Я заявляю ходатайство о прекращении дела за отсутствием состава преступления. Кудрявцев качает головой и говорит, что ничего из этого не получится, так как он имеет категорический приказ прокурора направить дело в суд. И кладет передо мной копию своего рапорта прокурору, в котором заявляет самоотвод: поскольку он вел следствие ранее и не может изменять свое убеждение в виновности М., то теперь считает себя не вправе заканчивать это дело. Я жму ему руку. На следующий день заканчиваю дело уже с другим следователем, который даже не читал его, ему на все наплевать, кроме поручения прокурора.

Дело направляется в тот же бузулукский суд, но, по моему ходатайству на имя Куца, передается на рассмотрение другого суда в село Михайловское, которое находится в сорока километрах от железной дороги и где нет даже гостиницы. Это уже третья моя поездка по этому делу. Но главное — результат! Когда, полный надежд и уверенности в победе, выхожу из вагона на станции Бузулук, меня встречают на перроне заплаканные родители Коли. Их сын вчера, перед отправкой в Михайловское, совершил побег из бузулукского КПЗ. Его тут же задержали и возбудили новое уголовное дело. Не верю своим ушам. Зачем ему это надо

 

- 294 -

было? Он ведь уже знал, что дело разваливается и его в суде ждет, вероятнее всего, оправдательный приговор.

Два дня добиваюсь свидания с Николаем.
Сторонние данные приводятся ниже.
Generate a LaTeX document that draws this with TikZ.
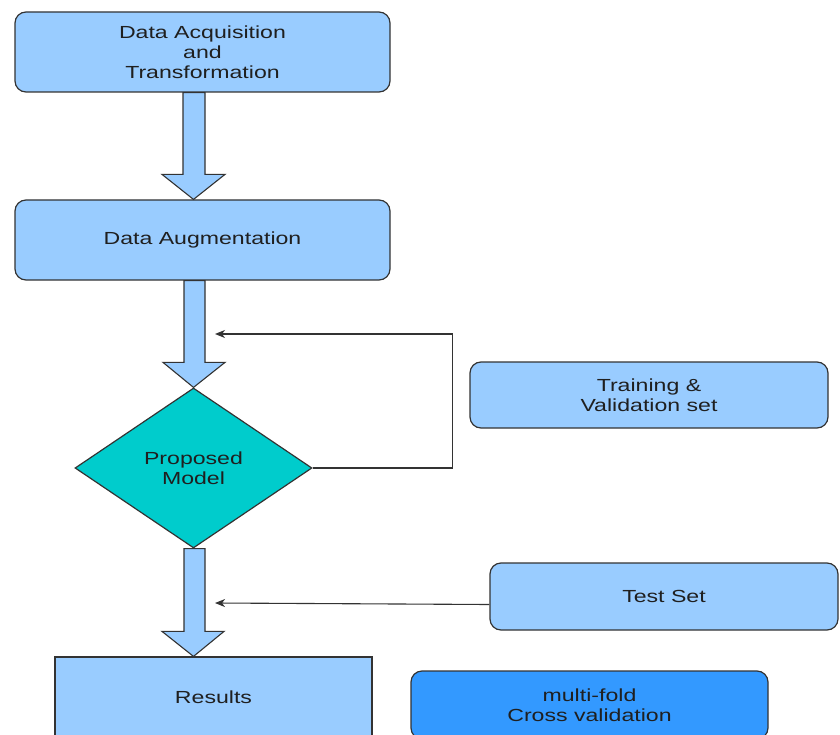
\documentclass[tikz,border=0pt]{standalone}
\usepackage{fontspec}
\setmainfont{Liberation Sans}[FakeStretch=1.32]
\usetikzlibrary{shapes.geometric,arrows.meta,calc}
\definecolor{lb}{HTML}{99CCFF}
\definecolor{teal2}{HTML}{00CCCC}
\definecolor{db}{HTML}{3399FF}
\definecolor{edge}{HTML}{333333}
\begin{document}
\begin{tikzpicture}[x=1pt,y=-1pt,
  every node/.style={font=\fontsize{17.5}{20}\selectfont, text=black!88, align=center},
  lbox/.style={draw=edge, fill=lb, line width=1.2pt, rounded corners=11pt},
  sbox/.style={draw=edge, fill=lb, line width=1.2pt},
  dbox/.style={draw=edge, fill=db, line width=1.2pt, rounded corners=11pt},
  diam/.style={diamond, draw=edge, fill=teal2, line width=1.2pt, aspect=1.48, inner sep=0pt},
  barrow/.style={draw=edge, fill=lb, line width=1.1pt, line join=miter},
  arr/.style={draw=edge, line width=1.1pt, -{Stealth[length=10pt,width=8pt,inset=3pt]}}]
\useasboundingbox (0,0) rectangle (840,735);
\begin{scope}
\clip (0,0) rectangle (840,735);
\node[lbox, minimum width=375pt, minimum height=80pt] (acq) at (202.5,52) {Data Acquisition\\and\\Transformation};
\node[lbox, minimum width=375pt, minimum height=80pt] (aug) at (202.5,240) {Data Augmentation};
\node[diam, minimum width=237pt, minimum height=160pt] (mod) at (193.5,468) {Proposed\\Model};
\node[lbox, minimum width=358pt, minimum height=66pt] (train) at (649,395) {Training \&\\ Validation set};
\node[lbox, minimum width=348pt, minimum height=67pt] (test) at (664,596.5) {Test Set};
\node[sbox, minimum width=317pt, minimum height=80pt] (res) at (213.5,697) {Results};
\node[dbox, minimum width=357pt, minimum height=68pt] (cv) at (589.5,705) {multi-fold\\Cross validation};
% block arrows
\coordinate (h1) at ($(aug.north)+(0,-25)$);
\draw[barrow] (183,0 |- acq.south) -- (183,0 |- h1) -- (162,0 |- h1) -- (193.5,0 |- aug.north) -- (225,0 |- h1) -- (205,0 |- h1) -- (205,0 |- acq.south) -- cycle;
\coordinate (h2) at ($(mod.north)+(0,-25)$);
\draw[barrow] (184,0 |- aug.south) -- (184,0 |- h2) -- (163,0 |- h2) -- (193.5,0 |- mod.north) -- (225,0 |- h2) -- (205,0 |- h2) -- (205,0 |- aug.south) -- cycle;
\coordinate (h3) at ($(res.north)+(0,-25)$);
\draw[barrow] (184,0 |- mod.south) -- (184,0 |- h3) -- (162,0 |- h3) -- (193.5,0 |- res.north) -- (224,0 |- h3) -- (205,0 |- h3) -- (205,0 |- mod.south) -- cycle;
% connectors
\coordinate (fb) at (215,334);
\draw[arr] (mod.east) -- ++(140,0) |- (fb);
\coordinate (tin) at (215,603);
\draw[arr] ([yshift=-8pt]test.west) -- (tin);
\end{scope}
\end{tikzpicture}
\end{document}
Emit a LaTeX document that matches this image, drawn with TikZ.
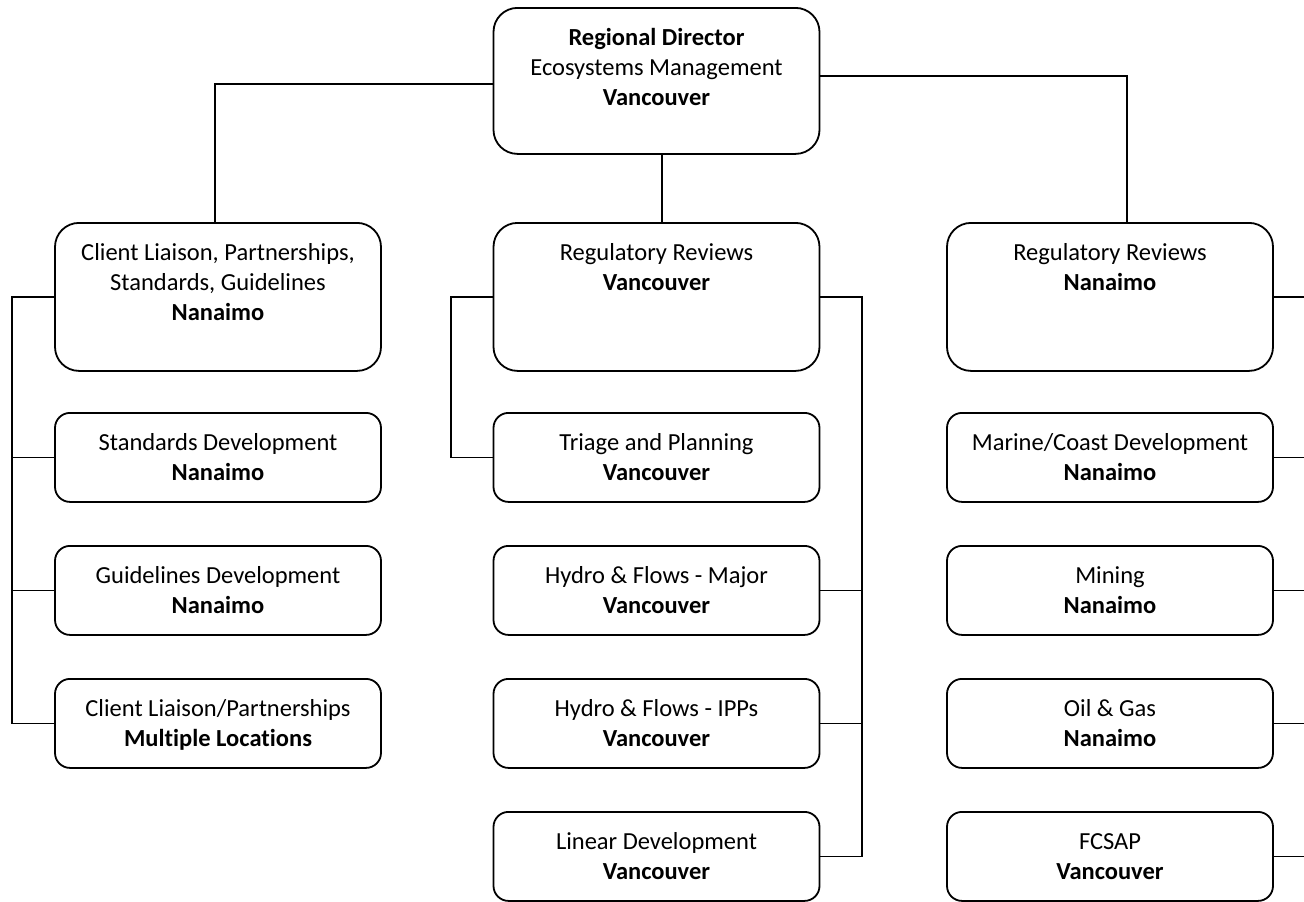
\documentclass[tikz,border=0pt]{standalone}
\usepackage{fontspec}
\setmainfont{Carlito}[Ligatures=NoCommon]

\begin{document}
\begin{tikzpicture}[x=1pt, y=-1pt, line width=1.6pt,
        box/.style={draw, line width=1.8pt, anchor=north, inner xsep=3pt, inner ysep=0pt, font=\fontsize{24.5}{30}\selectfont},
        bigbox/.style={box, rounded corners=24pt},
        smallbox/.style={box, rounded corners=15pt}]
    \useasboundingbox (0, 0) rectangle (1304, 902);

    \newcommand{\orgtext}[2]{\parbox[t][#1][t]{320pt}{\centering\rule{0pt}{38pt}#2}}

    \node[bigbox] (director) at (656.5, 7) {\orgtext{146pt}{\textbf{Regional Director}\\ Ecosystems Management\\ \textbf{Vancouver}}};

    \node[bigbox] (liaison) at (218, 222) {\orgtext{148pt}{Client Liaison, Partnerships,\\ Standards, Guidelines\\ \textbf{Nanaimo}}};
    \node[smallbox] (standards) at (218, 412) {\orgtext{89pt}{Standards Development\\ \textbf{Nanaimo}}};
    \node[smallbox] (guidelines) at (218, 545) {\orgtext{89pt}{Guidelines Development\\ \textbf{Nanaimo}}};
    \node[smallbox] (partners) at (218, 678) {\orgtext{89pt}{Client Liaison/Partnerships\\ \textbf{Multiple Locations}}};

    \node[bigbox] (revvan) at (656.5, 222) {\orgtext{148pt}{Regulatory Reviews\\ \textbf{Vancouver}}};
    \node[smallbox] (triage) at (656.5, 412) {\orgtext{89pt}{Triage and Planning\\ \textbf{Vancouver}}};
    \node[smallbox] (hydromajor) at (656.5, 545) {\orgtext{89pt}{Hydro \& Flows - Major\\ \textbf{Vancouver}}};
    \node[smallbox] (hydroipp) at (656.5, 678) {\orgtext{89pt}{Hydro \& Flows - IPPs\\ \textbf{Vancouver}}};
    \node[smallbox] (linear) at (656.5, 811) {\orgtext{89pt}{Linear Development\\ \textbf{Vancouver}}};

    \node[bigbox] (revnan) at (1110, 222) {\orgtext{148pt}{Regulatory Reviews\\ \textbf{Nanaimo}}};
    \node[smallbox] (marine) at (1110, 412) {\orgtext{89pt}{Marine/Coast Development\\ \textbf{Nanaimo}}};
    \node[smallbox] (mining) at (1110, 545) {\orgtext{89pt}{Mining\\ \textbf{Nanaimo}}};
    \node[smallbox] (oilgas) at (1110, 678) {\orgtext{89pt}{Oil \& Gas\\ \textbf{Nanaimo}}};
    \node[smallbox] (fcsap) at (1110, 811) {\orgtext{89pt}{FCSAP\\ \textbf{Vancouver}}};

    \coordinate (leftbus) at (12, 0);
    \coordinate (triagebus) at (451, 0);
    \coordinate (vanbus) at (862, 0);
    \coordinate (nanbus) at (1306, 0);

    \draw ([yshift=-3pt]director.west) -| ([xshift=-3pt]liaison.north);
    \draw ([yshift=5pt]director.east) -| ([xshift=17pt]revnan.north);
    \draw ([xshift=5.5pt]director.south) -- ([xshift=5.5pt]revvan.north);

    \draw (liaison.west) -- (liaison.west -| leftbus) -- (partners.west -| leftbus) -- (partners.west);
    \draw (standards.west) -- (standards.west -| leftbus);
    \draw (guidelines.west) -- (guidelines.west -| leftbus);

    \draw (revvan.west) -- (revvan.west -| triagebus) -- (triage.west -| triagebus) -- (triage.west);
    \draw (revvan.east) -- (revvan.east -| vanbus) -- (linear.east -| vanbus) -- (linear.east);
    \draw (hydromajor.east) -- (hydromajor.east -| vanbus);
    \draw (hydroipp.east) -- (hydroipp.east -| vanbus);

    \draw (revnan.east) -- (revnan.east -| nanbus);
    \draw (marine.east) -- (marine.east -| nanbus);
    \draw (mining.east) -- (mining.east -| nanbus);
    \draw (oilgas.east) -- (oilgas.east -| nanbus);
    \draw (fcsap.east) -- (fcsap.east -| nanbus);
\end{tikzpicture}
\end{document}
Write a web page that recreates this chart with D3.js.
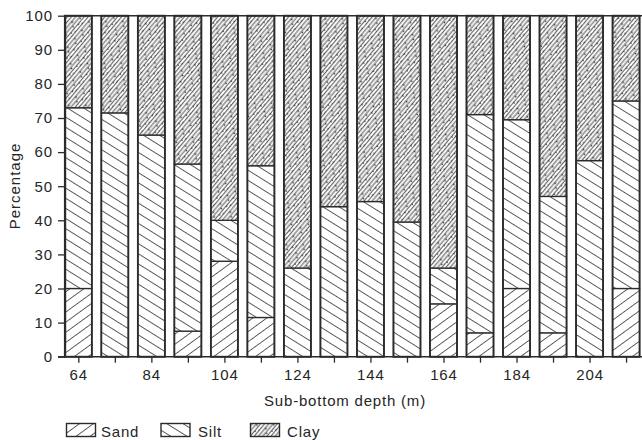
<!DOCTYPE html>
<html>
<head>
<meta charset="utf-8">
<script src="https://cdn.jsdelivr.net/npm/d3@7/dist/d3.min.js"></script>
<style>
  html, body { margin: 0; padding: 0; background: #fff; }
  svg { display: block; }
  text { font-family: "Liberation Sans", Arial, Helvetica, sans-serif; fill: #262626; }
</style>
</head>
<body>
<div id="chart"></div>
<script>
// Grain-size composition of sediment samples by sub-bottom depth (m)
const depths = [64, 74, 84, 94, 104, 114, 124, 134, 144, 154, 164, 174, 184, 194, 204, 214];
const sand   = [20, 0, 0, 7.5, 28, 11.5, 0, 0, 0, 0, 15.5, 7, 20, 7, 0, 20];
const silt   = [53, 71.5, 65, 49, 12, 44.5, 26, 44, 45.5, 39.5, 10.5, 64, 49.5, 40, 57.5, 55];
const clay   = [27, 28.5, 35, 43.5, 60, 44, 74, 56, 54.5, 60.5, 74, 29, 30.5, 53, 42.5, 25];
const components = ["Sand", "Silt", "Clay"];
const yTicks = [0, 10, 20, 30, 40, 50, 60, 70, 80, 90, 100];
const xTickLabels = [64, 84, 104, 124, 144, 164, 184, 204];

const W = 642, H = 440;
const ink = "#2b2b2b";

const svg = d3.select("#chart").append("svg")
  .attr("width", W).attr("height", H);

const x = d3.scaleLinear().domain([60.35, 218.5]).range([65, 642.5]);
const y = d3.scaleLinear().domain([0, 100]).range([356.7, 15.7]);
const halfBar = 3.7; // bar half-width in metres

// ---- fill patterns ----
const defs = svg.append("defs");

function hatch(id, angle, gap, stroke, sw, dots) {
  const w = dots ? 11 : gap;
  const h = dots ? gap * 4 : gap;
  const p = defs.append("pattern")
    .attr("id", id)
    .attr("patternUnits", "userSpaceOnUse")
    .attr("width", w).attr("height", h)
    .attr("patternTransform", `rotate(${angle})`);
  p.append("rect").attr("width", w).attr("height", h).attr("fill", "#fff");
  const n = dots ? 4 : 1;
  for (let i = 0; i < n; i++) {
    p.append("line")
      .attr("x1", 0).attr("x2", w)
      .attr("y1", i * gap + gap / 2).attr("y2", i * gap + gap / 2)
      .attr("stroke", stroke).attr("stroke-width", sw);
  }
  if (dots) {
    [[2, 1.2], [7.5, 5.6], [4.5, 9.2], [9.6, 11.9]].forEach(([cx, cy]) => {
      p.append("circle").attr("cx", cx).attr("cy", cy).attr("r", 0.8).attr("fill", "#333");
    });
  }
}
hatch("pat-sand", -36, 8.2, "#555", 0.95, false);
hatch("pat-silt", 32, 8.6, "#555", 0.95, false);
hatch("pat-clay", -50, 3.2, "#555", 1.05, true);

const fills = { Sand: "url(#pat-sand)", Silt: "url(#pat-silt)", Clay: "url(#pat-clay)" };

// ---- stacked bars ----
const rows = depths.map((d, i) => ({ depth: d, Sand: sand[i], Silt: silt[i], Clay: clay[i] }));
const stack = d3.stack().keys(components)(rows);

const plot = svg.append("g");
stack.forEach(layer => {
  plot.append("g")
    .selectAll("rect")
    .data(layer.filter(s => s[1] - s[0] > 0))
    .join("rect")
    .attr("x", s => x(s.data.depth - halfBar))
    .attr("width", s => x(s.data.depth + halfBar) - x(s.data.depth - halfBar))
    .attr("y", s => y(s[1]))
    .attr("height", s => y(s[0]) - y(s[1]))
    .attr("fill", fills[layer.key])
    .attr("stroke", ink)
    .attr("stroke-width", 1.3);
});

// vertical bar edges drawn heavier on top
plot.append("g").selectAll("rect")
  .data(depths)
  .join("rect")
  .attr("x", d => x(d - halfBar))
  .attr("width", d => x(d + halfBar) - x(d - halfBar))
  .attr("y", y(100))
  .attr("height", y(0) - y(100))
  .attr("fill", "none")
  .attr("stroke", ink)
  .attr("stroke-width", 1.8);

// top frame line
svg.append("line")
  .attr("x1", x.range()[0]).attr("x2", W)
  .attr("y1", y(100)).attr("y2", y(100))
  .attr("stroke", ink).attr("stroke-width", 1.4);

// ---- axes ----
const yAxis = svg.append("g")
  .attr("transform", `translate(${x.range()[0]},0)`)
  .call(d3.axisLeft(y).tickValues(yTicks).tickSize(7).tickPadding(5).tickSizeOuter(0));

const xAxis = svg.append("g")
  .attr("transform", `translate(0,${y(0)})`)
  .call(d3.axisBottom(x).tickValues(depths).tickSize(6).tickPadding(7).tickSizeOuter(0)
    .tickFormat(d => xTickLabels.includes(d) ? d : ""));

xAxis.select(".domain").attr("d", `M${x.range()[0] - 7},0H${W}`);

[yAxis, xAxis].forEach(a => {
  a.select(".domain").attr("stroke", ink).attr("stroke-width", 1.4);
  a.selectAll(".tick line").attr("stroke", ink).attr("stroke-width", 1.3);
  a.selectAll(".tick text")
    .attr("fill", "#262626")
    .style("font-size", "15px")
    .style("letter-spacing", "0.9px")
    .style("font-family", "'Liberation Sans', Arial, sans-serif");
});

// ---- titles ----
svg.append("text")
  .attr("x", 345).attr("y", 406)
  .attr("text-anchor", "middle")
  .style("font-size", "15px")
  .style("letter-spacing", "0.8px")
  .text("Sub-bottom depth (m)");

svg.append("text")
  .attr("transform", "translate(20,186) rotate(-90)")
  .attr("text-anchor", "middle")
  .style("font-size", "15px")
  .style("letter-spacing", "1px")
  .text("Percentage");

// ---- legend ----
const legendPos = [
  { key: "Sand", bx: 66.5, tx: 101 },
  { key: "Silt", bx: 161, tx: 198 },
  { key: "Clay", bx: 250.5, tx: 287 }
];
const legend = svg.append("g");
legendPos.forEach(l => {
  legend.append("rect")
    .attr("x", l.bx).attr("y", 423.5)
    .attr("width", 29).attr("height", 13)
    .attr("fill", fills[l.key])
    .attr("stroke", ink).attr("stroke-width", 1.4);
  legend.append("text")
    .attr("x", l.tx).attr("y", 436.5)
    .style("font-size", "15px")
    .style("letter-spacing", "0.8px")
    .text(l.key);
});
</script>
</body>
</html>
И при разговоре с ним все проясняется. Накануне его перевели в камеру, где содержали рецидивистов, осужденных за тяжкие преступления на большие сроки. (Сразу два нарушения закона: во-первых, малолетки не должны содержаться вместе со взрослыми, а во-вторых, подследственные не должны содержаться вместе с осужденными.) В камере все было готово к групповому побегу. Подкоп во двор, а во дворе у стены — «забытая» кем-то стремянка. По сценарию авторов этого побега Колю наверняка рассчитывали пристрелить при побеге и тем самым закрыть его дело. Но пристрелили по ошибке другого беглеца. Отказаться от участия в побеге Коля не мог, так как ему сокамерники угрожали расправой. А когда он одним из первых, вопреки сценарию, перелез через забор и оказался на улице, полной народа, стрелять побоялись, тем более что Коля сообразил сразу остановиться и поднять руки вверх.

Некоторые интересные детали подготовки этого побега я опускаю. Но инсценировка была налицо. Достаточно сказать, что всех участников побега на следующий день отправили от меня подальше.

И пришлось мне ехать по этому делу четвертый раз!

Моей строптивости и сил у меня уже не хватало. И поэтому я согласился по молчаливому уговору с судьей на признание Коли виновным в убийстве по неосторожности и участии в побеге с назначением ему меры наказания по совокупности преступлений и пределах срока, который он фактически уже отсидел, и с освобождением его из-под стражи прямо в зале суда.

Но слово, данное Коле, я сдержал и после оглашения приговора подошел к нему и дал пощечину.

А года через три, летом, отдыхая с женой в Друскининкае, я, позвонив как-то домой маме, узнал, что из Куйбышева (куда переехала семья М.) пришла телеграмма с приглашением меня на свадьбу Коли!

А следователя Кудрявцева после этого дела услали куда-то в самый дальний район. Председателя Оренбургского областного

 

- 295 -

суда Куца, который удовлетворил мою жалобу и вынес протест на решение суда по этому делу, вскоре отправили на пенсию.

Теперь часто можно прочитать в прессе и услышать от людей удивление по поводу засоренности кадров в системах МВД, прокуратуры, да и в судах. Все эти недостатки обычно сваливают на демократов, пришедших к власти после распада СССР, на М.С.Горбачева, развалившего якобы советскую империю, или на «семью» Б.Н.Ельцина, окружившую себя олигархами и коррупционерами и преследующую только цели личной власти и личное обогащение. Дела, о которых я написал выше, свидетельствуют, на мой взгляд, о том, что это зародилось и существовало гораздо раньше, а современное несчастное социально-экономическое положение России является прямым следствием октябрьского переворота 1917 года, совершенного кучкой маньяков, бред которых о мировой пролетарской революции поставил Россию на колени перед всем цивилизованным миром. Конечно, коррупция есть и в других странах. Но смею утверждать, она там имеет совсем другое значение, не определяющее уровень нравственной и материальной жизни народа.